Please reproduce exactly the lines between the line holding "Reproduce this chart with D3.js." and the line holding "const y = d3.scaleLinear().domain([-0.7, 3.5]).range([height", inclusive, leaving out any pictures.

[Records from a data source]

################

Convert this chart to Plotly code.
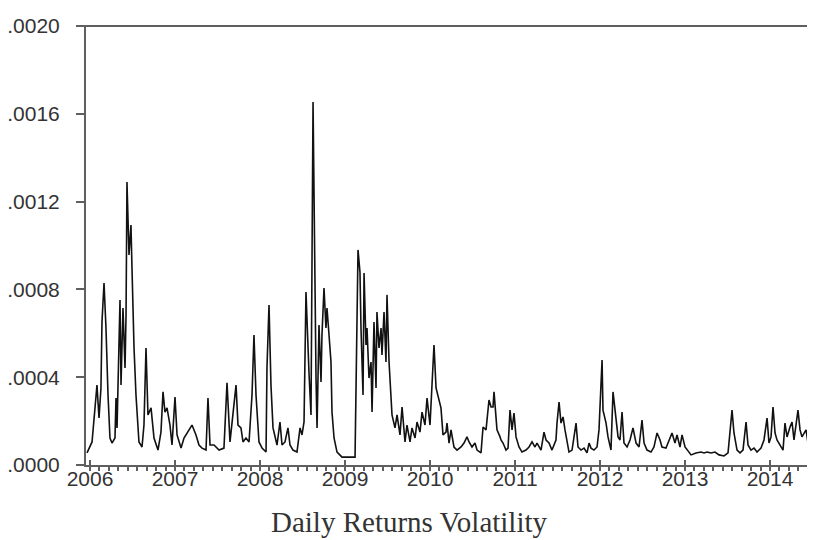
import plotly.graph_objects as go

# decimal-year time stamps and daily-returns volatility
years = [
    2005.965, 2006.024, 2006.082, 2006.106, 2006.129, 2006.141, 2006.165, 2006.188, 2006.212, 2006.235,
    2006.259, 2006.294, 2006.306, 2006.318, 2006.353, 2006.365, 2006.388, 2006.412, 2006.424, 2006.435,
    2006.459, 2006.482, 2006.494, 2006.518, 2006.541, 2006.576, 2006.612, 2006.635, 2006.659, 2006.682,
    2006.718, 2006.753, 2006.800, 2006.835, 2006.859, 2006.882, 2006.906, 2006.941, 2006.965, 2007.000,
    2007.024, 2007.071, 2007.106, 2007.141, 2007.200, 2007.247, 2007.282, 2007.318, 2007.365, 2007.388,
    2007.412, 2007.459, 2007.518, 2007.576, 2007.612, 2007.647, 2007.682, 2007.718, 2007.741, 2007.776,
    2007.800, 2007.835, 2007.871, 2007.906, 2007.929, 2007.953, 2007.988, 2008.024, 2008.071, 2008.082,
    2008.106, 2008.129, 2008.153, 2008.200, 2008.235, 2008.259, 2008.294, 2008.329, 2008.353, 2008.388,
    2008.435, 2008.471, 2008.494, 2008.518, 2008.541, 2008.553, 2008.576, 2008.600, 2008.624, 2008.659,
    2008.671, 2008.694, 2008.718, 2008.729, 2008.753, 2008.776, 2008.788, 2008.812, 2008.835, 2008.847,
    2008.871, 2008.906, 2008.965, 2009.118, 2009.141, 2009.153, 2009.176, 2009.188, 2009.212, 2009.224,
    2009.247, 2009.259, 2009.282, 2009.306, 2009.318, 2009.341, 2009.365, 2009.376, 2009.400, 2009.424,
    2009.435, 2009.459, 2009.482, 2009.494, 2009.518, 2009.541, 2009.553, 2009.588, 2009.612, 2009.647,
    2009.671, 2009.706, 2009.729, 2009.765, 2009.788, 2009.824, 2009.847, 2009.882, 2009.906, 2009.941,
    2009.965, 2010.000, 2010.024, 2010.047, 2010.071, 2010.094, 2010.129, 2010.153, 2010.188, 2010.200,
    2010.224, 2010.247, 2010.282, 2010.318, 2010.365, 2010.400, 2010.435, 2010.459, 2010.494, 2010.529,
    2010.553, 2010.600, 2010.624, 2010.659, 2010.671, 2010.694, 2010.718, 2010.741, 2010.753, 2010.776,
    2010.788, 2010.824, 2010.835, 2010.859, 2010.894, 2010.918, 2010.941, 2010.965, 2010.988, 2011.012,
    2011.047, 2011.082, 2011.129, 2011.165, 2011.200, 2011.235, 2011.259, 2011.306, 2011.341, 2011.365,
    2011.400, 2011.435, 2011.482, 2011.494, 2011.518, 2011.541, 2011.565, 2011.588, 2011.612, 2011.635,
    2011.671, 2011.718, 2011.741, 2011.776, 2011.812, 2011.847, 2011.871, 2011.894, 2011.929, 2011.965,
    2011.988, 2012.012, 2012.024, 2012.035, 2012.071, 2012.094, 2012.129, 2012.153, 2012.188, 2012.212,
    2012.235, 2012.259, 2012.282, 2012.318, 2012.353, 2012.388, 2012.424, 2012.459, 2012.494, 2012.518,
    2012.553, 2012.600, 2012.635, 2012.671, 2012.706, 2012.729, 2012.776, 2012.812, 2012.847, 2012.882,
    2012.906, 2012.941, 2012.965, 2013.000, 2013.024, 2013.071, 2013.129, 2013.188, 2013.224, 2013.259,
    2013.306, 2013.353, 2013.400, 2013.459, 2013.506, 2013.529, 2013.553, 2013.576, 2013.612, 2013.647,
    2013.682, 2013.718, 2013.741, 2013.776, 2013.812, 2013.847, 2013.894, 2013.929, 2013.965, 2013.988,
    2014.012, 2014.035, 2014.059, 2014.082, 2014.129, 2014.153, 2014.176, 2014.200, 2014.235, 2014.259,
    2014.282, 2014.306, 2014.329, 2014.353, 2014.376, 2014.424, 2014.447, 2014.482, 2014.518,
]

volatility = [
    0.000055, 0.000105, 0.000364, 0.000214, 0.000351, 0.000651, 0.000829, 0.000624, 0.000319, 0.000123,
    0.000100, 0.000123, 0.000305, 0.000169, 0.000752, 0.000364, 0.000715, 0.000442, 0.000683, 0.001289,
    0.000957, 0.001093, 0.000897, 0.000533, 0.000319, 0.000105, 0.000082, 0.000182, 0.000533, 0.000228,
    0.000260, 0.000123, 0.000068, 0.000150, 0.000333, 0.000241, 0.000260, 0.000182, 0.000091, 0.000310,
    0.000137, 0.000077, 0.000123, 0.000146, 0.000182, 0.000137, 0.000091, 0.000077, 0.000068, 0.000305,
    0.000091, 0.000091, 0.000068, 0.000077, 0.000374, 0.000105, 0.000241, 0.000364, 0.000182, 0.000169,
    0.000105, 0.000123, 0.000105, 0.000319, 0.000592, 0.000319, 0.000105, 0.000077, 0.000059, 0.000442,
    0.000729, 0.000364, 0.000169, 0.000091, 0.000196, 0.000091, 0.000105, 0.000169, 0.000091, 0.000068,
    0.000059, 0.000169, 0.000137, 0.000196, 0.000788, 0.000624, 0.000424, 0.000228, 0.001654, 0.000396,
    0.000169, 0.000638, 0.000378, 0.000592, 0.000806, 0.000624, 0.000715, 0.000592, 0.000469, 0.000241,
    0.000123, 0.000059, 0.000036, 0.000036, 0.000638, 0.000980, 0.000879, 0.000624, 0.000319, 0.000875,
    0.000547, 0.000624, 0.000396, 0.000469, 0.000241, 0.000651, 0.000351, 0.000697, 0.000533, 0.000624,
    0.000501, 0.000697, 0.000469, 0.000775, 0.000469, 0.000273, 0.000228, 0.000169, 0.000228, 0.000137,
    0.000264, 0.000105, 0.000182, 0.000105, 0.000169, 0.000123, 0.000196, 0.000150, 0.000241, 0.000182,
    0.000305, 0.000182, 0.000396, 0.000547, 0.000351, 0.000319, 0.000260, 0.000137, 0.000150, 0.000191,
    0.000100, 0.000160, 0.000082, 0.000068, 0.000082, 0.000100, 0.000128, 0.000105, 0.000082, 0.000100,
    0.000068, 0.000055, 0.000173, 0.000160, 0.000219, 0.000296, 0.000264, 0.000264, 0.000333, 0.000219,
    0.000160, 0.000128, 0.000114, 0.000100, 0.000068, 0.000077, 0.000250, 0.000160, 0.000237, 0.000128,
    0.000082, 0.000059, 0.000068, 0.000082, 0.000105, 0.000082, 0.000100, 0.000068, 0.000150, 0.000114,
    0.000100, 0.000068, 0.000114, 0.000191, 0.000287, 0.000191, 0.000219, 0.000160, 0.000100, 0.000059,
    0.000068, 0.000191, 0.000082, 0.000068, 0.000077, 0.000055, 0.000100, 0.000077, 0.000068, 0.000082,
    0.000160, 0.000387, 0.000478, 0.000250, 0.000191, 0.000128, 0.000068, 0.000333, 0.000191, 0.000128,
    0.000114, 0.000241, 0.000100, 0.000082, 0.000114, 0.000169, 0.000100, 0.000082, 0.000205, 0.000100,
    0.000068, 0.000059, 0.000082, 0.000146, 0.000114, 0.000082, 0.000077, 0.000114, 0.000146, 0.000100,
    0.000137, 0.000082, 0.000137, 0.000082, 0.000068, 0.000046, 0.000055, 0.000059, 0.000055, 0.000059,
    0.000055, 0.000059, 0.000046, 0.000041, 0.000055, 0.000146, 0.000250, 0.000146, 0.000068, 0.000055,
    0.000068, 0.000196, 0.000091, 0.000068, 0.000077, 0.000059, 0.000077, 0.000114, 0.000214, 0.000100,
    0.000128, 0.000264, 0.000146, 0.000114, 0.000082, 0.000068, 0.000191, 0.000128, 0.000173, 0.000196,
    0.000114, 0.000182, 0.000250, 0.000160, 0.000128, 0.000160, 0.000100, 0.000077, 0.000082,
]

year_ticks = [2006, 2007, 2008, 2009, 2010, 2011, 2012, 2013, 2014]
year_labels = ["2006", "2007", "2008", "2009", "2010", "2011", "2012", "2013", "2014"]
y_ticks = [0.0, 0.0004, 0.0008, 0.0012, 0.0016, 0.0020]
y_labels = [".0000", ".0004", ".0008", ".0012", ".0016", ".0020"]
title_text = "Daily Returns Volatility"

AXIS = "#5f5f5f"
TEXT = "#333333"

fig = go.Figure()
fig.add_trace(go.Scatter(
    x=years, y=volatility, mode="lines",
    line=dict(color="#111111", width=1.6),
    showlegend=False, hoverinfo="skip",
))

# the page body adds an 8px offset, so the figure is sized to fill the rest
fig.update_layout(
    width=799, height=532,
    margin=dict(l=78, r=0, t=18, b=75, autoexpand=False),
    paper_bgcolor="white", plot_bgcolor="white",
    font=dict(family="Liberation Sans, Arial, sans-serif", color=TEXT, size=20),
    annotations=[dict(
        text=title_text, xref="paper", yref="paper",
        x=0.449, y=-0.13, xanchor="center", yanchor="middle",
        showarrow=False,
        font=dict(family="Liberation Serif, Times New Roman, serif", size=29, color=TEXT),
    )],
    shapes=[dict(
        type="line", xref="paper", yref="paper", x0=-0.012, x1=1, y0=1, y1=1,
        line=dict(color=AXIS, width=2),
    )],
)

fig.update_xaxes(
    range=[2005.953, 2014.435], automargin=False,
    tickmode="array", tickvals=year_ticks, ticktext=year_labels,
    showgrid=False, zeroline=False,
    showline=True, linecolor=AXIS, linewidth=2, mirror=False,
    ticks="inside", ticklen=5, tickcolor=AXIS, tickwidth=1.5,
    tickfont=dict(size=21, color=TEXT),
    ticklabelstandoff=-6,
    minor=dict(ticks="outside", ticklen=4, tickcolor=AXIS, dtick=1/9, tick0=2006, showgrid=False),
)
fig.update_yaxes(
    range=[0, 0.002], automargin=False,
    tickmode="array", tickvals=y_ticks, ticktext=y_labels,
    showgrid=False, zeroline=False,
    showline=True, linecolor=AXIS, linewidth=2, mirror=False,
    ticks="outside", ticklen=8, tickcolor=AXIS, tickwidth=1.5,
    tickfont=dict(size=21, color=TEXT),
    ticklabelstandoff=12,
)

fig.write_html("out.html")
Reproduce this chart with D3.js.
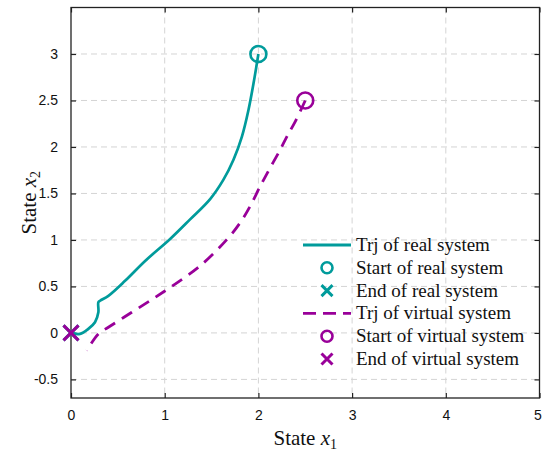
<!DOCTYPE html>
<html>
<head>
<meta charset="utf-8">
<script src="https://cdn.jsdelivr.net/npm/d3@7"></script>
<style>
  body { margin: 0; background: #fff; }
  svg { display: block; }
</style>
</head>
<body>
<div id="chart"></div>
<script>
// trajectory of the real system (x1, x2)
const realX1 = [2.00, 1.948, 1.894, 1.824, 1.734, 1.627, 1.485, 1.271, 1.058, 0.791, 0.577, 0.399, 0.31, 0.292, 0.292, 0.256, 0.185, 0.096, 0.0];
const realX2 = [3.00, 2.685, 2.398, 2.112, 1.863, 1.649, 1.440, 1.221, 1.010, 0.774, 0.560, 0.399, 0.346, 0.329, 0.222, 0.115, 0.043, -0.011, 0.0];

// trajectory of the virtual system
const virtX1 = [2.50, 2.393, 2.304, 2.233, 2.126, 2.019, 1.912, 1.806, 1.660, 1.378, 1.111, 0.897, 0.649, 0.399, 0.292, 0.168];
const virtX2 = [2.50, 2.273, 2.112, 1.970, 1.777, 1.577, 1.363, 1.186, 1.000, 0.721, 0.525, 0.382, 0.222, 0.061, -0.011, -0.19];

const realStart = [2, 3], realEnd = [0, 0];
const virtStart = [2.5, 2.5], virtEnd = [0, 0];

const xTicks = [0, 1, 2, 3, 4, 5];
const yTicks = [-0.5, 0, 0.5, 1, 1.5, 2, 2.5, 3];

const legendLabels = ["Trj of real system", "Start of real system", "End of real system",
  "Trj of virtual system", "Start of virtual system", "End of virtual system"];

const teal = "#009b9b", purple = "#990099";

const width = 542, height = 451;
const margin = { top: 7.5, right: 2.5, bottom: 53, left: 71 };

const svg = d3.select("#chart").append("svg")
  .attr("width", width)
  .attr("height", height);

const x = d3.scaleLinear().domain([0, 5]).range([margin.left, width - margin.right]);
const y = d3.scaleLinear().domain([-0.7, 3.5]).range([height - margin.bottom, margin.top]);

// grid
const grid = svg.append("g")
  .attr("stroke", "#d4d4d4")
  .attr("stroke-width", 1)
  .attr("stroke-dasharray", "6,4");
grid.selectAll(".gx").data(xTicks.slice(1, -1)).join("line")
  .attr("x1", d => x(d)).attr("x2", d => x(d))
  .attr("y1", y(3.5)).attr("y2", y(-0.7));
grid.selectAll(".gy").data(yTicks).join("line")
  .attr("y1", d => y(d)).attr("y2", d => y(d))
  .attr("x1", x(0)).attr("x2", x(5));

// axes with inward ticks on all four sides
const tickLen = 5;
const fmt = d => String(d).replace("−", "-");
const axisStyle = g => g
  .call(g => g.select(".domain").remove())
  .call(g => g.selectAll("line").attr("stroke", "#222").attr("stroke-width", 1.2))
  .call(g => g.selectAll("text").attr("font-family", "Liberation Sans, Arial, sans-serif")
    .attr("font-size", 14).attr("fill", "#111"));

svg.append("g")
  .attr("transform", `translate(0,${y(-0.7)})`)
  .call(d3.axisBottom(x).tickValues(xTicks).tickSizeInner(-tickLen).tickSizeOuter(0).tickPadding(12)
    .tickFormat(fmt))
  .call(axisStyle)
  .call(g => g.select(".tick:last-of-type text").attr("dx", -2));
svg.append("g")
  .attr("transform", `translate(0,${y(3.5)})`)
  .call(d3.axisTop(x).tickValues(xTicks).tickSizeInner(-tickLen).tickSizeOuter(0).tickFormat(""))
  .call(axisStyle);
svg.append("g")
  .attr("transform", `translate(${x(0)},0)`)
  .call(d3.axisLeft(y).tickValues(yTicks).tickSizeInner(-tickLen).tickSizeOuter(0).tickPadding(13)
    .tickFormat(fmt))
  .call(axisStyle);
svg.append("g")
  .attr("transform", `translate(${x(5)},0)`)
  .call(d3.axisRight(y).tickValues(yTicks).tickSizeInner(-tickLen).tickSizeOuter(0).tickFormat(""))
  .call(axisStyle);

// box
svg.append("rect")
  .attr("x", x(0)).attr("y", y(3.5))
  .attr("width", x(5) - x(0)).attr("height", y(-0.7) - y(3.5))
  .attr("fill", "none").attr("stroke", "#222").attr("stroke-width", 1.3);

// trajectories
const line = d3.line()
  .curve(d3.curveCatmullRom.alpha(0.5))
  .x(d => x(d[0]))
  .y(d => y(d[1]));

const realPts = d3.zip(realX1, realX2);
const virtPts = d3.zip(virtX1, virtX2);

svg.append("path")
  .datum(realPts)
  .attr("fill", "none")
  .attr("stroke", teal)
  .attr("stroke-width", 2.7)
  .attr("stroke-linejoin", "round")
  .attr("d", line);

svg.append("path")
  .datum(virtPts)
  .attr("fill", "none")
  .attr("stroke", purple)
  .attr("stroke-width", 2.8)
  .attr("stroke-dasharray", "12,8")
  .attr("d", line);

// markers
function circleMark(g, cx, cy, r, color) {
  g.append("circle").attr("cx", cx).attr("cy", cy).attr("r", r)
    .attr("fill", "none").attr("stroke", color).attr("stroke-width", 2.6);
}
function crossMark(g, cx, cy, h, color) {
  g.append("path")
    .attr("d", `M${cx - h},${cy - h}L${cx + h},${cy + h}M${cx - h},${cy + h}L${cx + h},${cy - h}`)
    .attr("stroke", color).attr("stroke-width", 3).attr("fill", "none");
}

circleMark(svg, x(realStart[0]), y(realStart[1]), 8, teal);
crossMark(svg, x(realEnd[0]), y(realEnd[1]), 7.5, teal);
circleMark(svg, x(virtStart[0]), y(virtStart[1]), 8, purple);
crossMark(svg, x(virtEnd[0]), y(virtEnd[1]), 7.5, purple);

// legend
const legend = svg.append("g");
const rowY = i => 245 + i * 22.8;
legendLabels.forEach((label, i) => {
  const cy = rowY(i);
  const color = i < 3 ? teal : purple;
  const kind = i % 3;
  if (kind === 0) {
    legend.append("line")
      .attr("x1", 303).attr("x2", 351).attr("y1", cy).attr("y2", cy)
      .attr("stroke", color).attr("stroke-width", 2.8)
      .attr("stroke-dasharray", i === 3 ? "13,7" : null);
  } else if (kind === 1) {
    circleMark(legend, 327, cy, 5.5, color);
  } else {
    crossMark(legend, 327, cy, 5.5, color);
  }
  legend.append("text")
    .attr("x", 356).attr("y", cy + 6)
    .attr("font-family", "Liberation Serif, Times New Roman, serif")
    .attr("font-size", 19)
    .attr("fill", "#111")
    .text(label);
});

// axis labels
const xl = svg.append("text")
  .attr("x", (x(0) + x(5)) / 2).attr("y", 445)
  .attr("text-anchor", "middle")
  .attr("font-family", "Liberation Serif, Times New Roman, serif")
  .attr("font-size", 21)
  .attr("fill", "#111");
xl.append("tspan").text("State ");
xl.append("tspan").attr("font-style", "italic").text("x");
xl.append("tspan").attr("font-size", 14).attr("dy", 4).text("1");

const yl = svg.append("text")
  .attr("transform", `translate(36,${(y(3.5) + y(-0.7)) / 2}) rotate(-90)`)
  .attr("text-anchor", "middle")
  .attr("font-family", "Liberation Serif, Times New Roman, serif")
  .attr("font-size", 21)
  .attr("fill", "#111");
yl.append("tspan").text("State ");
yl.append("tspan").attr("font-style", "italic").text("x");
yl.append("tspan").attr("font-size", 14).attr("dy", 4).text("2");
</script>
</body>
</html>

################

**FULL OUTPUT:**
Reproduce this chart with D3.js.
<!DOCTYPE html>
<html>
<head>
<meta charset="utf-8">
<script src="https://cdn.jsdelivr.net/npm/d3@7"></script>
<style>
  body { margin: 0; background: #fff; }
  svg { display: block; }
</style>
</head>
<body>
<div id="chart"></div>
<script>
// trajectory of the real system (x1, x2)
const realX1 = [2.00, 1.948, 1.894, 1.824, 1.734, 1.627, 1.485, 1.271, 1.058, 0.791, 0.577, 0.399, 0.31, 0.292, 0.292, 0.256, 0.185, 0.096, 0.0];
const realX2 = [3.00, 2.685, 2.398, 2.112, 1.863, 1.649, 1.440, 1.221, 1.010, 0.774, 0.560, 0.399, 0.346, 0.329, 0.222, 0.115, 0.043, -0.011, 0.0];

// trajectory of the virtual system
const virtX1 = [2.50, 2.393, 2.304, 2.233, 2.126, 2.019, 1.912, 1.806, 1.660, 1.378, 1.111, 0.897, 0.649, 0.399, 0.292, 0.168];
const virtX2 = [2.50, 2.273, 2.112, 1.970, 1.777, 1.577, 1.363, 1.186, 1.000, 0.721, 0.525, 0.382, 0.222, 0.061, -0.011, -0.19];

const realStart = [2, 3], realEnd = [0, 0];
const virtStart = [2.5, 2.5], virtEnd = [0, 0];

const xTicks = [0, 1, 2, 3, 4, 5];
const yTicks = [-0.5, 0, 0.5, 1, 1.5, 2, 2.5, 3];

const legendLabels = ["Trj of real system", "Start of real system", "End of real system",
  "Trj of virtual system", "Start of virtual system", "End of virtual system"];

const teal = "#009b9b", purple = "#990099";

const width = 542, height = 451;
const margin = { top: 7.5, right: 2.5, bottom: 53, left: 71 };

const svg = d3.select("#chart").append("svg")
  .attr("width", width)
  .attr("height", height);

const x = d3.scaleLinear().domain([0, 5]).range([margin.left, width - margin.right]);
const y = d3.scaleLinear().domain([-0.7, 3.5]).range([height - margin.bottom, margin.top]);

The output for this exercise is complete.